Então é Natal...

Eu comentei ontem com meus amigos revolucionários que não queria transformar este blog num espaço de reclamação, mas desta vez foi inevitável. E eles ainda disseram que posts indignados são os melhores, então ótimo. Toma reclamação.

* * *

São exatamente 19:42 (horário de Brasília, de verão...), uma terça-feira. Eu tomei meu banho refrescante e bem-vindo nestes tempos de aquecimento global em que nem Curitiba escapa de temperaturas altas (pra mim, que sou fresca, segundo dizem as más línguas que insistem em me ultrajar), estou de pijama, com o cabelo molhado, dividido em quatro partes, que é como eu faço para secá-lo. Estou bastante próxima de ser confundida com a Dona Florinda, eu di
ria. Minha pequena cachorrinha está deitada no tapete de crochê estendido aos pés da minha cama, olhando para a porta, esperançosa de que alguém venha libertá-la do seu convívio forçado comigo (vide foto abaixo). Para entender como nós duas viemos parar em cárcere privado, continue lendo este post.


Dudy says: E agora, quem poderá nos defender?


Cada família tem seu ritual nesta época do ano. É tempo de árvores enfeitadas, de luzinhas em volta de toda a casa (abraços solidários ao horário de verão, que serve justamente pra economizar energia em horários de pico), de amigo secreto, nozes, castanhas, cânticos natalinos, lojas fervendo nos grandes centros, galera recebe o 13° salário e gasta como se não houvesse amanhã, as crianças entram em férias, muito calor, insetos se proliferando, confraternização com o próximo. Esta última parte é a que eu mais odeio de longe: confraternização. E isso, nesta época, significa: NOVENA.

No que consiste uma novena, caros padawans? Ah, isto é um rito à parte. Minha abençoada mãe vai ao centro da cidade, compra velas, castiçais, monta presepinho, coloca o menino Jesus em seu ninho de palha, enche as bombonieres de Sonho de Valsa, leva a Bíblia que normalmente fica num aparador no corredor para a sala e aguarda. Aguarda os sinos badalarem as 19:30 para receber em casa pessoas, sempre mulheres, vizinhas do que elas chamam de “comunidade” somente uma vez por ano ou nos bingos da igreja. Esperto é homem que confraterniza no bar, logo após o trabalho mesmo. E vocês pensam que essas tias gostam disso? Não!

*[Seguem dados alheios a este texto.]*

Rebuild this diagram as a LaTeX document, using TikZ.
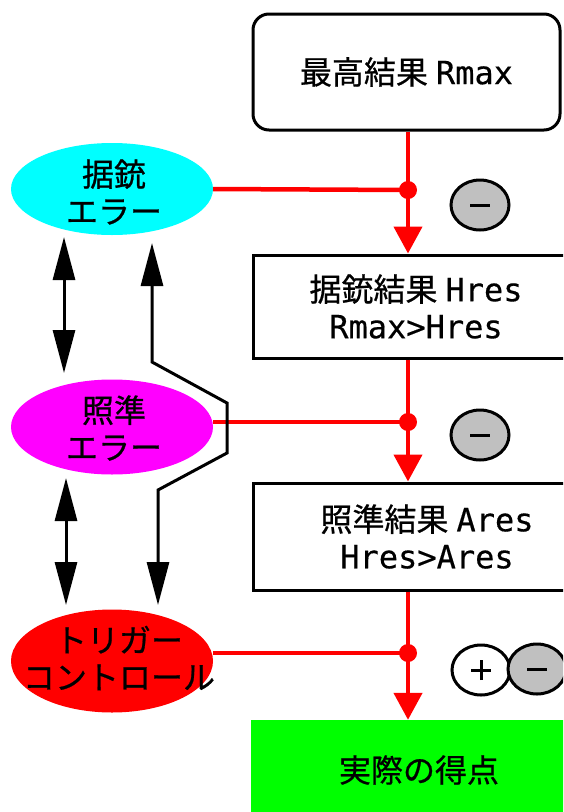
\documentclass[tikz,border=0pt]{standalone}
\usepackage{fontspec}
\setmainfont{Noto Sans CJK JP}[FakeBold=0.7]
\newfontfamily\latfont{DejaVu Sans Mono}[FakeBold=0.4]
\usetikzlibrary{shapes.geometric,arrows.meta}
\definecolor{signgray}{RGB}{192,192,192}
\definecolor{scoregreen}{RGB}{0,255,0}
\definecolor{errcyan}{RGB}{0,255,255}
\definecolor{errmagenta}{RGB}{255,0,255}
\definecolor{errred}{RGB}{255,0,0}
\begin{document}
\begin{tikzpicture}[x=1pt,y=-1pt,
  every node/.style={font=\fontsize{32pt}{37pt}\selectfont},
  redline/.style={draw=errred,line width=4.5pt},
  redarrow/.style={redline,-{Triangle[width=28pt,length=27pt]}},
  blk/.style={draw=black,line width=3pt},
  blkarrow/.style={blk,{Triangle[width=22pt,length=43pt]}-{Triangle[width=22pt,length=43pt]}},
  errell/.style={ellipse,inner sep=0pt,minimum width=202pt,minimum height=92pt},
  resbox/.style={rectangle,draw,line width=3pt,inner sep=0pt,align=center},
  sign/.style={ellipse,draw,line width=3pt,minimum width=58pt,minimum height=50pt,inner sep=0pt},
  lbl/.style={align=center,inner sep=0pt},
  jdot/.style={circle,fill=errred,inner sep=0pt,minimum size=18pt},
  signbar/.style={line width=3pt}
]
\useasboundingbox (0,0) rectangle (563,812);
\clip (0,0) rectangle (563,812);

% result boxes
\node[resbox,rounded corners=16pt,minimum width=307pt,minimum height=116pt] (rmax) at (406.5,72) {最高結果\hspace{8pt}{\latfont Rmax}};
\node[resbox,minimum width=326pt,minimum height=103pt] (hres) at (416,306.5) {据銃結果\hspace{8pt}{\latfont Hres}\\{\latfont Rmax>Hres}};
\node[resbox,minimum width=348pt,minimum height=107pt] (ares) at (427,536.5) {照準結果\hspace{8pt}{\latfont Ares}\\{\latfont Hres>Ares}};
\node[rectangle,fill=scoregreen,minimum width=336pt,minimum height=100pt,inner sep=0pt] (score) at (419,770) {実際の得点};

% error ellipses
\node[errell,fill=errcyan] (gun) at (112,189) {};
\node[lbl] (gunt) at (114,192) {据銃\\エラー};
\node[errell,fill=errmagenta,minimum height=95pt] (aim) at (112,427) {};
\node[lbl] (aimt) at (114,428) {照準\\エラー};
\node[errell,fill=errred,minimum height=103pt] (trig) at (112,661) {};
\node[lbl] (trigt) at (119,658) {トリガー\\コントロール};

% junctions
\node[jdot] (j1) at (408,190) {};
\node[jdot] (j2) at (408,422) {};
\node[jdot] (j3) at (408,653) {};

% red flow
\draw[redline] (rmax.south -| j1) -- (j1.center);
\draw[redarrow] (j1.center) -- (j1 |- hres.north);
\draw[redline] (hres.south -| j2) -- (j2.center);
\draw[redarrow] (j2.center) -- (j2 |- ares.north);
\draw[redline] (ares.south -| j3) -- (j3.center);
\draw[redarrow] (j3.center) -- (j3 |- score.north);
\draw[redline] (gun.east) -- (j1.center);
\draw[redline] (aim.east |- j2) -- (j2.center);
\draw[redline] (trig.east |- j3) -- (j3.center);

% signs
\node[sign,fill=signgray] (m1) at (480,205) {};
\draw[signbar] ([xshift=-10pt]m1.center) -- ([xshift=10pt]m1.center);
\node[sign,fill=signgray] (m2) at (480,435) {};
\draw[signbar] ([xshift=-10pt]m2.center) -- ([xshift=10pt]m2.center);
\node[sign,fill=white] (p3) at (481,670) {};
\draw[signbar] ([xshift=-10pt]p3.center) -- ([xshift=10pt]p3.center);
\draw[signbar] ([yshift=-10pt]p3.center) -- ([yshift=10pt]p3.center);
\node[sign,fill=signgray] (m3) at (537,669) {};
\draw[signbar] ([xshift=-10pt]m3.center) -- ([xshift=10pt]m3.center);

% black arrows
\coordinate (a1) at (64,237);
\coordinate (a2) at (64,373);
\coordinate (a3) at (66,478);
\coordinate (a4) at (66,605);
\draw[blkarrow] (a1) -- (a2);
\draw[blkarrow] (a3) -- (a4);
\coordinate (u1) at (152,243);
\coordinate (u2) at (152,362);
\coordinate (u3) at (227,403);
\coordinate (u4) at (227,453);
\coordinate (u5) at (158,490);
\coordinate (u6) at (158,605);
\draw[blkarrow] (u1) -- (u2) -- (u3) -- (u4) -- (u5) -- (u6);
\end{tikzpicture}
\end{document}
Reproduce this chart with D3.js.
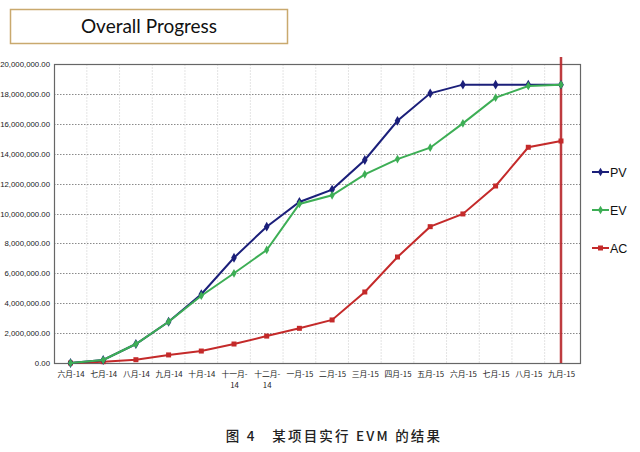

Elas só comparecem porque não é socialmente recomendável fugir de compromisso de que ninguém tem coragem de dizer que não gosta. Eu tenho, eu digo, eu não vou! Eu já nem lembro qual a última vez em que eu fui à missa, acham que eu vou frequentar novena com um monte de vizinha que só o faz por obrigação de cara amarrada? Pior: é minha mãe quem organiza as novenas aqui do bairro.

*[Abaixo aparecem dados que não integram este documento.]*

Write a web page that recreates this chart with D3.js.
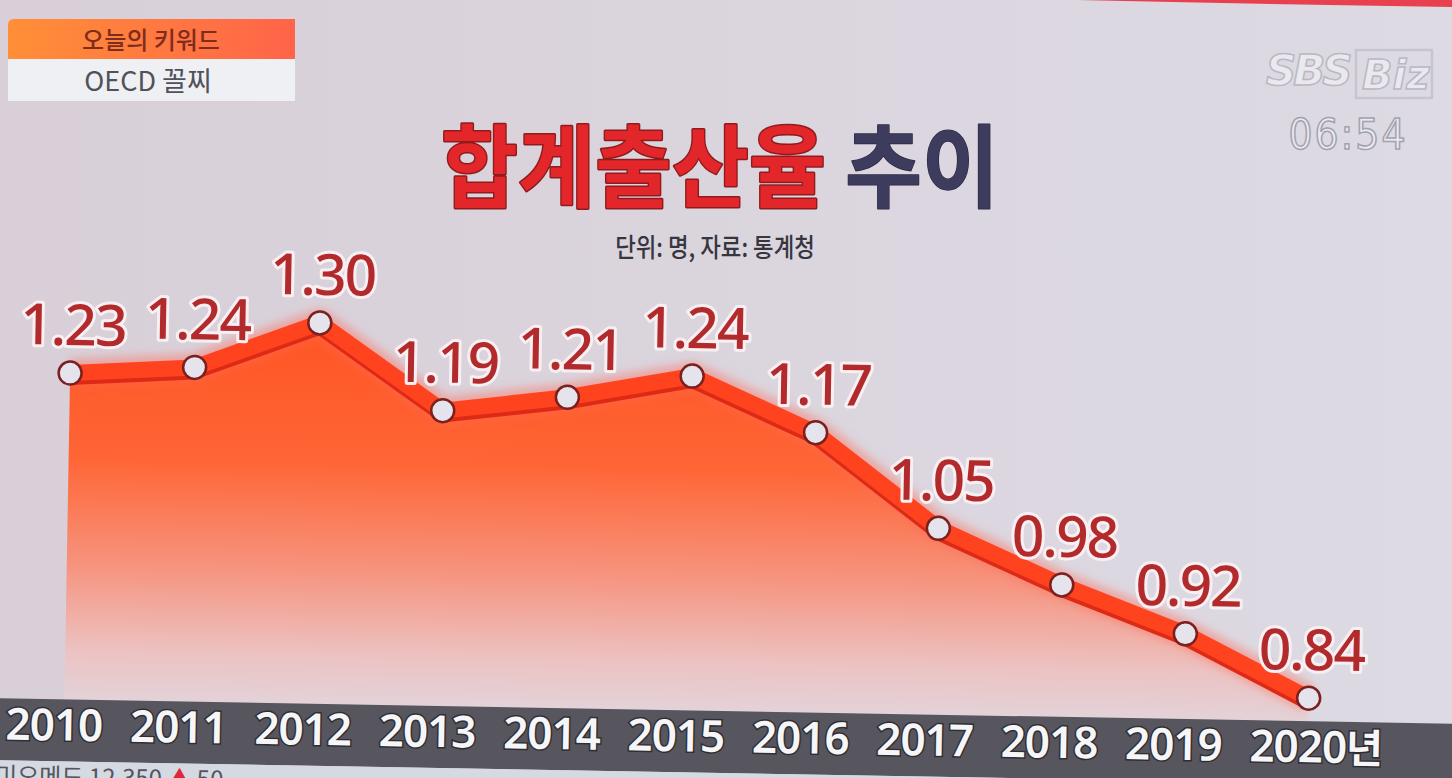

Mas minha mãe não tem coragem de admitir para os vizinhos que tem uma filha perdida que não encontrou Jesus. Então o que acontece? Também se trata de um rito, anualmente repetido. Minha mãe mostra as coisinhas que adquiriu feliz da vida, e eu só “opa, legal, heim” (fora estourar os plásticos bolha em que vieram os souvenires religiosos). Então, quando vai chegando a hora dos convidados chegarem, ela olha ameaçadoramente para mim e minha irmã e diz:

- Vocês vão descer pra rezar? Tem que ir alguém pra não ficar chato, né?

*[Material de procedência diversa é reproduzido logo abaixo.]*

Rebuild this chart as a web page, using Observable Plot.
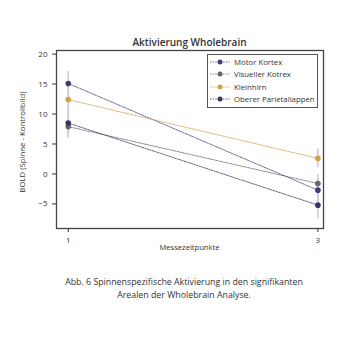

Por que minha mãe ainda me pergunta isso? Eu só queria uma razão, um fato de demonstre que haja alguma chance neste mundo de eu passar uma hora lendo livrinho de catequese e cantando músicas religiosas (em nome do Paaaaaaaaaai, em nome do Fiiiiiiiilho, em nome do Espírito Santoooooo, estamos aquiiiiiiiiiiiiiiiii... Meu coração é para tiiiiiii senhooooooOOooOOooorrrr...). Eu não sei por que ela simplesmente não vai lá e diz que suas filhas não gostam dessas reuniões (e eu não vejo os filhos dos vizinhos aqui em casa, fica a denúncia). Sobra pra quem? Ponto pra quem disse “sua irmã”. Sim, a coitada, cheia de trabalho de fim de semestre na faculdade, precisa parar tudo o que estava fazendo e ir lá, afinal coube a ela a tarefa de amenizar a vergonha pela filha desgarrada aqui. Mas tem uma condição pra eu não ouvir sermão e poder ficar aqui na minha: preciso cuidar da pobre Dudy, a cachorrinha, me trancar no meu cativeiro e fingir que eu não existo enquanto alguém ainda estiver na sala (só minha mãe pra achar que ninguém nunca notou que eu sempre estou fora de casa em dia de novena). Já comentei por aí que um dia vou chegar lá com meus livros de Harry Potter e dizer que preciso rezar virada para Hogwarts pelo menos uma vez por ano! Também já me aconselharam a descer as escadas na posição de ponte e girar a cabeça 360°. Juro que fiquei tentada.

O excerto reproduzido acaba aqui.